Если ар-нуво – рококо XX века, то ар-деко – его ампир. Заменив кривую линию прямой, дизайнеры приняли индустриальную геометрию, но сделали ее изысканной и нарядной. Вместо того чтобы спорить с машиной, они смиряли ее брутальную суть элегантной формой, экзотическими цветами и драгоценными материалами, прежде всего – золотом. Шедевр ар-деко – машинный век с человеческим лицом. Этим новый стиль отличается от конкурента – бездушного функционализма, объявившего орнамент преступлением и застроившего планету взаимозаменяемыми коробками, которые и снести не жалко.
Объединив французский кубизм, итальянский футуризм и русский конструктивизм, художники ар-деко создали свою азбуку дизайна: стилизованные букеты, юные девы, мускулистые юноши, элегантные олени и лучи вечно восходящего солнца. В ар-нуво орнамент был повторяющимся и асимметричным, как волна. Искусство ар-деко любило энергичный зигзаг, подражавший молнии.
Главным в новом стиле считалась беспрецедентность. Двадцатый век тогда был еще молодым, но уже умудренным. Он чурался пышного прошлого, которое привело к катастрофе, и жаждал обновления жизни или – хотя бы – ее стиля.
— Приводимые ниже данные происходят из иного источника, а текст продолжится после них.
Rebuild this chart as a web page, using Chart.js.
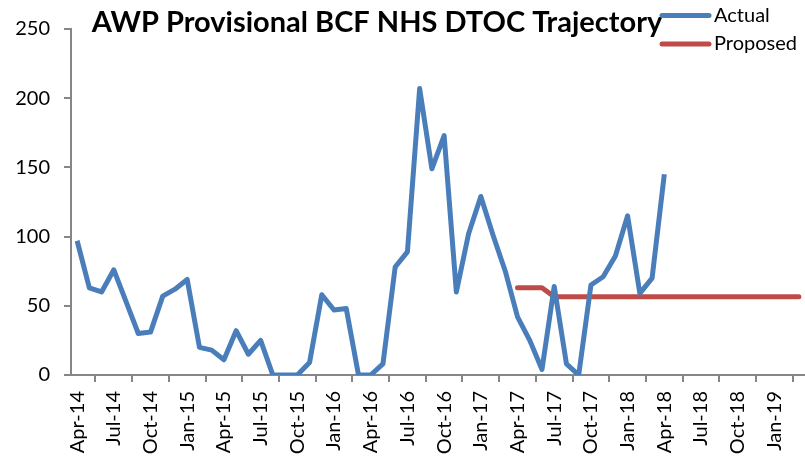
<!DOCTYPE html>
<html><head><meta charset="utf-8">
<script src="https://cdn.jsdelivr.net/npm/chart.js@4/dist/chart.umd.min.js"></script>
<style>html,body{margin:0;padding:0;background:#fff}#wrap{width:805px;height:457px;position:relative}</style>
</head><body><div id="wrap"><canvas id="c" width="805" height="457"></canvas></div>
<script>
const monthNames = ["Jan","Feb","Mar","Apr","May","Jun","Jul","Aug","Sep","Oct","Nov","Dec"];
const categories = [];
for (let i = 0; i < 60; i++) { const m = (3 + i) % 12; const y = 14 + Math.floor((3 + i) / 12); categories.push(monthNames[m] + "-" + y); }
const actual = [97,63,60,76,53,30,31,57,62,69,20,18,11,32,15,25,0,0,0,9,
  58,47,48,0,0,8,78,89,207,149,173,60,102,129,101,75,42,25,4,64,
  8,0,65,71,86,115,59,70,145];
const proposed = [null,null,null,null,null,null,null,null,null,null,null,null,null,null,null,null,null,null,null,null,
  null,null,null,null,null,null,null,null,null,null,null,null,null,null,null,null,63,63,63,56.5,
  56.5,56.5,56.5,56.5,56.5,56.5,56.5,56.5,56.5,56.5,56.5,56.5,56.5,56.5,56.5,56.5,56.5,56.5,56.5,56.5];
const yTicks = [0,50,100,150,200,250];
const titleText = "AWP Provisional BCF NHS DTOC Trajectory";
const FONT = "Lato, 'Open Sans', sans-serif";
const BLUE = "#4a7ebb", RED = "#be4b48", AXIS = "#868686";

const overlay = {
  id: "overlay",
  afterDraw(chart) {
    const ctx = chart.ctx;
    ctx.save();
    ctx.fillStyle = "#000";
    ctx.font = "bold 29px " + FONT;
    ctx.textBaseline = "alphabetic";
    ctx.textAlign = "center";
    ctx.fillText(titleText, 377, 32);
    ctx.textAlign = "left";
    ctx.textBaseline = "middle";
    ctx.font = "20px " + FONT;
    const items = [["Actual", BLUE, 15.5], ["Proposed", RED, 44]];
    for (const [t, c, y] of items) {
      ctx.strokeStyle = c; ctx.lineWidth = 5; ctx.lineCap = "round";
      ctx.beginPath(); ctx.moveTo(662, y); ctx.lineTo(709, y); ctx.stroke();
      ctx.fillText(t, 714, y);
    }
    ctx.restore();
  }
};

new Chart(document.getElementById("c"), {
  type: "line",
  data: {
    labels: categories,
    datasets: [
      { label: "Actual", data: actual, borderColor: BLUE, borderWidth: 5, pointRadius: 0, tension: 0, borderJoinStyle: "round", spanGaps: false },
      { label: "Proposed", data: proposed, borderColor: RED, borderWidth: 5, pointRadius: 0, tension: 0, borderJoinStyle: "round", borderCapStyle: "round" }
    ]
  },
  options: {
    responsive: false, animation: false,
    layout: { padding: { top: 29, right: 0, left: 0, bottom: 0 } },
    plugins: { legend: { display: false }, title: { display: false }, tooltip: { enabled: false } },
    scales: {
      x: {
        type: "category", offset: true,
        grid: { offset: true, drawOnChartArea: false, drawTicks: true, tickLength: 7, color: AXIS, lineWidth: 2 },
        border: { color: AXIS, width: 2 },
        ticks: {
          autoSkip: false, maxRotation: 90, minRotation: 90, color: "#000", padding: 9,
          font: { family: FONT, size: 20 },
          callback: function(v, i) { return i % 3 === 0 ? categories[i] : null; }
        },
        afterFit: s => { s.height = 82; s.paddingRight = 0; s.paddingLeft = 0; }
      },
      y: {
        min: 0, max: 250,
        afterBuildTicks: s => { s.ticks = yTicks.map(v => ({ value: v })); },
        grid: { drawOnChartArea: false, drawTicks: true, tickLength: 7, color: AXIS, lineWidth: 2 },
        border: { color: AXIS, width: 2 },
        ticks: { color: "#000", font: { family: FONT, size: 20 }, padding: 14 },
        afterFit: s => { s.width = 71; }
      }
    }
  },
  plugins: [overlay]
});
</script></body></html>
Для этого художникам пришлось отказаться от универсального языка Античности, которым они пользовались двадцать пять столетий. Парижане отвели экспозиции громадную эспланаду, ведущую к Дому инвалидов. Через шесть месяцев все павильоны должны были снести. Недолговечность выставки провоцировала дерзость зодчих, азартно игравших новыми формами и материалами. Лучше всех с этим справилась советская Россия, блеснувшая конструктивизмом, впервые, как считают историки, открывшим архитектуре стекло и бетон.
Выставка покорила мир, хотя многие страны на нее не попали. Англичан представляли шотландские дизайнеры. Мастера тевтонской Европы не приехали вовсе – приглашение пришло слишком поздно. У американцев не нашлось что показать.
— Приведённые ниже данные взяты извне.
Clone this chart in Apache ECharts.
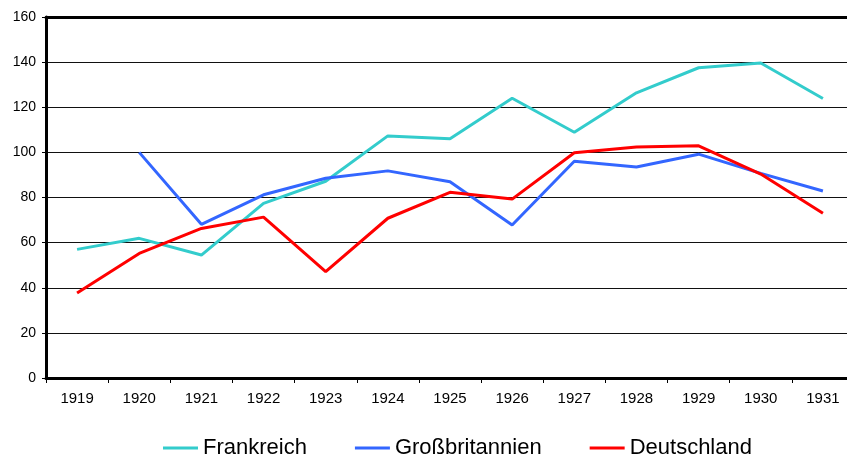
<!DOCTYPE html>
<html>
<head>
<meta charset="utf-8">
<script src="https://cdn.jsdelivr.net/npm/echarts@6/dist/echarts.min.js"></script>
<style>html,body{margin:0;padding:0;background:#fff}#c{width:847px;height:459px}</style>
</head>
<body>
<div id="c"></div>
<script>
const years = ['1919','1920','1921','1922','1923','1924','1925','1926','1927','1928','1929','1930','1931'];
const frankreich = [57.0, 61.9, 54.5, 77.4, 87.2, 107.3, 106.0, 124.0, 108.9, 126.4, 137.5, 139.6, 123.9];
const grossbritannien = [null, 100.0, 68.1, 81.2, 88.5, 91.8, 87.0, 67.8, 96.1, 93.5, 99.2, 90.7, 82.9];
const deutschland = [37.7, 55.2, 66.3, 71.3, 47.1, 70.8, 82.3, 79.3, 99.8, 102.4, 102.9, 90.4, 73.0];
const seriesNames = ['Frankreich', 'Großbritannien', 'Deutschland'];
const seriesColors = ['#33CCCC', '#3366FF', '#FF0000'];

const chart = echarts.init(document.getElementById('c'), null, {renderer: 'canvas'});
const font = 'Liberation Sans, Arial, sans-serif';
const mk = (name, data, color) => ({
  name, type: 'line', data, symbol: 'none', showSymbol: false, connectNulls: false,
  lineStyle: {color, width: 3}, itemStyle: {color}, animation: false, z: 5
});
chart.setOption({
  animation: false,
  backgroundColor: '#fff',
  grid: {left: 46, top: 17, width: 808, height: 361, containLabel: false, outerBoundsMode: 'none'},
  legend: {
    left: 158, top: 432, padding: 5, icon: 'rect', itemWidth: 35, itemHeight: 3, itemGap: 48,
    textStyle: {fontFamily: font, fontSize: 22, color: '#000'},
    data: seriesNames
  },
  xAxis: [{
    type: 'category', data: years, boundaryGap: true,
    axisLine: {lineStyle: {color: '#000', width: 3}},
    axisTick: {show: true, length: 5, lineStyle: {color: '#000', width: 1}},
    axisLabel: {fontFamily: font, fontSize: 15, color: '#000', margin: 13, interval: 0},
    splitLine: {show: false}
  }, {
    type: 'category', data: years, position: 'top',
    axisLine: {show: true, lineStyle: {color: '#000', width: 3}},
    axisTick: {show: false}, axisLabel: {show: false}, splitLine: {show: false}
  }],
  yAxis: {
    type: 'value', min: 0, max: 160, interval: 20,
    axisLine: {show: true, lineStyle: {color: '#000', width: 3}},
    axisTick: {show: true, length: 4, lineStyle: {color: '#000', width: 1}},
    axisLabel: {fontFamily: font, fontSize: 14, color: '#000', margin: 10},
    splitLine: {show: true, lineStyle: {color: '#111', width: 1}}
  },
  series: [
    mk(seriesNames[0], frankreich, seriesColors[0]),
    mk(seriesNames[1], grossbritannien, seriesColors[1]),
    mk(seriesNames[2], deutschland, seriesColors[2])
  ]
});
</script>
</body>
</html>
Тогда это никого не удивляло. Американцев привыкли считать богатыми и безвкусными родственниками. Оплакивая открытие Америки, Зигмунд Фрейд назвал ее «большой ошибкой». Хотя после войны Америка стала первой державой, Новый Свет был все еще отдушиной Старого. Здесь спасались от истории и зарабатывали на жизнь. Америка была отсталым захолустьем, где Европа повторяла себя в карикатурном виде: античный портик в провинциальном банке. При этом Америка уже могла предъявить XX веку уникальное достижение – небоскребы. Но, научившись их строить, американцы еще не поняли – как. Первые высотки искали себе предшественников в готических соборах. Память об этом заблуждении хранит Питтсбург, где стоит университетский «Кафедрал науки». Издалека он напоминает церковь, внутри – тем более: лес колонн, цветные тени от витражей, полумрак, гулкое эхо. Однажды я читал там лекцию и не успел заметить, как она превратилась в проповедь.
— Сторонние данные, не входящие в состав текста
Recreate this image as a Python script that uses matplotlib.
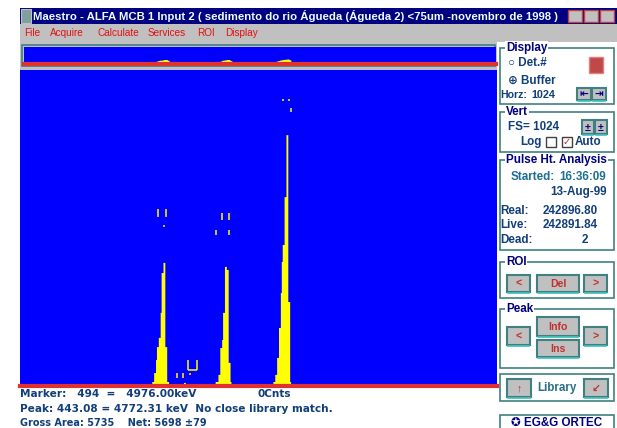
import matplotlib
matplotlib.use("Agg")
import matplotlib.pyplot as plt
import numpy as np
from matplotlib.patches import Rectangle

W, H = 617, 428

# spectrum, 2-channel bins: start channel + counts per bin
bin_width = 2
n_channels = 1024
full_scale = 1024
peak1_start = 278
peak1_counts = [6, 6, 6, 13, 13, 42, 42, 84, 126, 126, 156, 156, 237, 366, 366, 399, 399, 126, 126, 13, 13]
small_start = 350
small_counts = [4, 10, 10, 4]
peak2_start = 418
peak2_counts = [4, 13, 13, 13, 36, 36, 123, 123, 149, 237, 237, 386, 386, 376, 376, 75, 75, 13, 4]
peak3_start = 536
peak3_counts = [3, 3, 3, 3, 13, 13, 36, 36, 91, 91, 188, 188, 301, 402, 457, 457, 612, 612, 813, 813, 272, 272, 13, 5]
stray_channels = [598, 664, 1006, 1014]
stray_counts = [4, 3, 3, 3]

# yellow label fragments drawn above the peaks: (channel, low count, high count)
label_ticks = [(296, 548, 574), (313, 548, 574), (309, 515, 522),
               (434, 538, 561), (449, 538, 561), (421, 489, 505), (449, 489, 505),
               (565, 923, 930), (578, 923, 930), (582, 888, 901),
               (361, 52, 84), (380, 52, 84), (337, 26, 42), (350, 26, 42), (365, 36, 42)]

title = "Maestro - ALFA MCB 1 Input 2 ( sedimento do rio Águeda (Águeda 2) <75um -novembro de 1998 )"
menu_items = ["File", "Acquire", "Calculate", "Services", "ROI", "Display"]
menu_x = [24, 50, 97, 148, 197, 225]
status_lines = ["Marker:   494  =   4976.00keV", "Peak: 443.08 = 4772.31 keV  No close library match.",
                "Gross Area: 5735    Net: 5698 ±79"]

NAVY = "#000080"
GRAY = "#c0c0c0"
TEAL = "#408080"
TXT = "#123f78"
FONTS = ["Liberation Sans", "DejaVu Sans"]
PS = 8.4  # panel text size

edges = np.arange(0, n_channels + 1, bin_width)
counts = np.zeros(len(edges) - 1)
for start, vals in [(peak1_start, peak1_counts), (small_start, small_counts),
                    (peak2_start, peak2_counts), (peak3_start, peak3_counts)]:
    i0 = start // bin_width
    counts[i0:i0 + len(vals)] = vals
for ch, c in zip(stray_channels, stray_counts):
    counts[ch // bin_width] = c


def frac(x0, y0, x1, y1):
    return [x0 / W, 1 - y1 / H, (x1 - x0) / W, (y1 - y0) / H]


fig = plt.figure(figsize=(W / 100, H / 100), dpi=100)
ui = fig.add_axes([0, 0, 1, 1])
ui.set_xlim(0, W)
ui.set_ylim(H, 0)
ui.axis("off")


def rect(x0, y0, x1, y1, fc, ec="none", lw=0, z=1):
    ui.add_patch(Rectangle((x0, y0), x1 - x0, y1 - y0, facecolor=fc, edgecolor=ec, lw=lw, zorder=z))


def txt(x, y, s, color=TXT, size=PS, weight="bold", ha="left", family=FONTS, **kw):
    ui.text(x, y, s, color=color, fontsize=size, fontweight=weight, ha=ha, va="center",
            family=family, zorder=5, **kw)


def group(x0, y0, x1, y1, label):
    rect(x0, y0, x1, y1, "white", TEAL, 1.2, z=2)
    ui.text(x0 + 6, y0, label, color=NAVY, fontsize=PS, fontweight="bold", va="center",
            family=FONTS, zorder=5, bbox=dict(facecolor="white", edgecolor="none", pad=0.5))


def button(x0, y0, x1, y1, label="", color="#c03030"):
    rect(x0, y0, x1, y1, GRAY, TEAL, 1.5, z=3)
    ui.plot([x0 + 1, x1 - 1], [y1 + 1, y1 + 1], color="#40c0c0", lw=1.2, zorder=3)
    if label:
        txt((x0 + x1) / 2, (y0 + y1) / 2 + 0.5, label, color=color, ha="center", size=7.6)


# title bar and menu
rect(20, 8, W, 24, NAVY)
rect(21, 9, 31, 23, "#80a0a0", "#c0c0c0", 0.8, z=2)
txt(33, 16, title, color="#e8ffff", size=8.2)
for bx in [568, 584, 600]:
    rect(bx, 10, bx + 14, 22, GRAY, "#c04040", 1, z=3)
rect(20, 24, W, 42, GRAY)
for name, mx in zip(menu_items, menu_x):
    txt(mx, 33, name, color="#e01010", size=7.2, weight="normal")

# overview frame
rect(20, 42, 497, 70, GRAY)
rect(22, 45, 495, 66, "none", TEAL, 1.2, z=2)

# right panel
group(500, 48, 614, 104, "Display")
txt(508, 63, "○ Det.#")
txt(508, 81, "⊕ Buffer")
txt(500, 95, "Horz:", size=7.6)
txt(531, 95, "1024", size=7.8)
rect(589, 57, 603, 73, "#c04848", "#e08080", 1, z=3)
button(577, 88, 591, 100, "⇤", color=NAVY)
button(592, 88, 606, 100, "⇥", color=NAVY)

group(500, 112, 614, 152, "Vert")
txt(508, 127, "FS= 1024")
button(582, 120, 594, 134, "±", color=NAVY)
button(595, 120, 607, 134, "±", color=NAVY)
txt(520, 142, "Log")
rect(546, 137, 556, 147, "white", "#404040", 1, z=3)
rect(562, 137, 572, 147, "white", "#404040", 1, z=3)
txt(567, 142, "✓", color="#c02020", ha="center", size=7)
txt(575, 142, "Auto")

group(500, 160, 614, 250, "Pulse Ht. Analysis")
txt(511, 177, "Started:", color="#1d6f92")
txt(606, 177, "16:36:09", color="#1d6f92", ha="right")
txt(607, 192, "13-Aug-99", ha="right")
txt(500, 211, "Real:")
txt(598, 211, "242896.80", ha="right")
txt(500, 225, "Live:")
txt(598, 225, "242891.84", ha="right")
txt(500, 240, "Dead:")
txt(582, 240, "2")

group(500, 262, 614, 298, "ROI")
button(507, 275, 530, 292, "<")
button(537, 275, 579, 292, "Del")
button(584, 275, 607, 292, ">")

group(500, 309, 614, 368, "Peak")
button(507, 327, 530, 345, "<")
button(537, 317, 579, 336, "Info")
button(537, 340, 579, 357, "Ins")
button(584, 327, 607, 345, ">")

rect(500, 374, 614, 401, "white", TEAL, 1.2, z=2)
button(507, 379, 531, 397, "↑")
txt(557, 388, "Library", color="#2a6f8a", ha="center")
button(584, 379, 608, 397, "↙")

rect(500, 415, 614, 430, "white", TEAL, 1.2, z=2)
txt(557, 423, "✪ EG&G ORTEC", color=NAVY, ha="center")

# status text
SF = ["DejaVu Sans"]
txt(20, 394, status_lines[0], size=7.6, family=SF)
txt(258, 394, "0Cnts", size=7.6, family=SF)
txt(20, 409, status_lines[1], size=7.6, family=SF)
txt(20, 423, status_lines[2], size=7.0, family=SF)

# spectrum axes: overview strip (log) and main view
ov = fig.add_axes(frac(24, 47, 496, 64))
main = fig.add_axes(frac(20, 70, 497, 386))
ov.set_yscale("log")
ov.stairs(np.maximum(counts, 1), edges, baseline=1, fill=True, color="#ffff00")
ov.set_ylim(1, 1e11)
main.stairs(counts, edges, fill=True, color="#ffff00")
main.set_ylim(0, full_scale)
for ax in [ov, main]:
    ax.set_facecolor("#0000ff")
    ax.set_xlim(0, n_channels)
    ax.set_xticks([], minor=False)
    ax.set_yticks([], minor=False)
    ax.set_yticks([], minor=True)
    for s in ax.spines.values():
        s.set_visible(False)
    ax.axhline(ax.get_ylim()[0], color="#e03030", lw=3, clip_on=False)

for ch, lo, hi in label_ticks:
    main.vlines(ch, lo, hi, color="#ffff00", lw=1.1)
main.hlines(52, 361, 380, color="#ffff00", lw=1.1)

fig.savefig("out.png", dpi=100)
Такая архитектура нашла себе пылких поклонников. Даже модернист Эзра Паунд с восторгом принял архитектуру первых нью-йоркских высоток. Небоскреб «Вулворт», наряженный до умиления, напоминает одновременно и невесту, и ее свадебный торт. Американская готика казалось пародией на настоящую. Она никуда не вела, потому что ничего не говорила небу, а ведь диалог с ним – тайный умысел всякой вертикали. Освоив лифт и сталь, небоскреб стал выше всех. Но, вытянувшись намного дальше своих предшественников, он оставался немым, пока не обучился языку заморского стиля.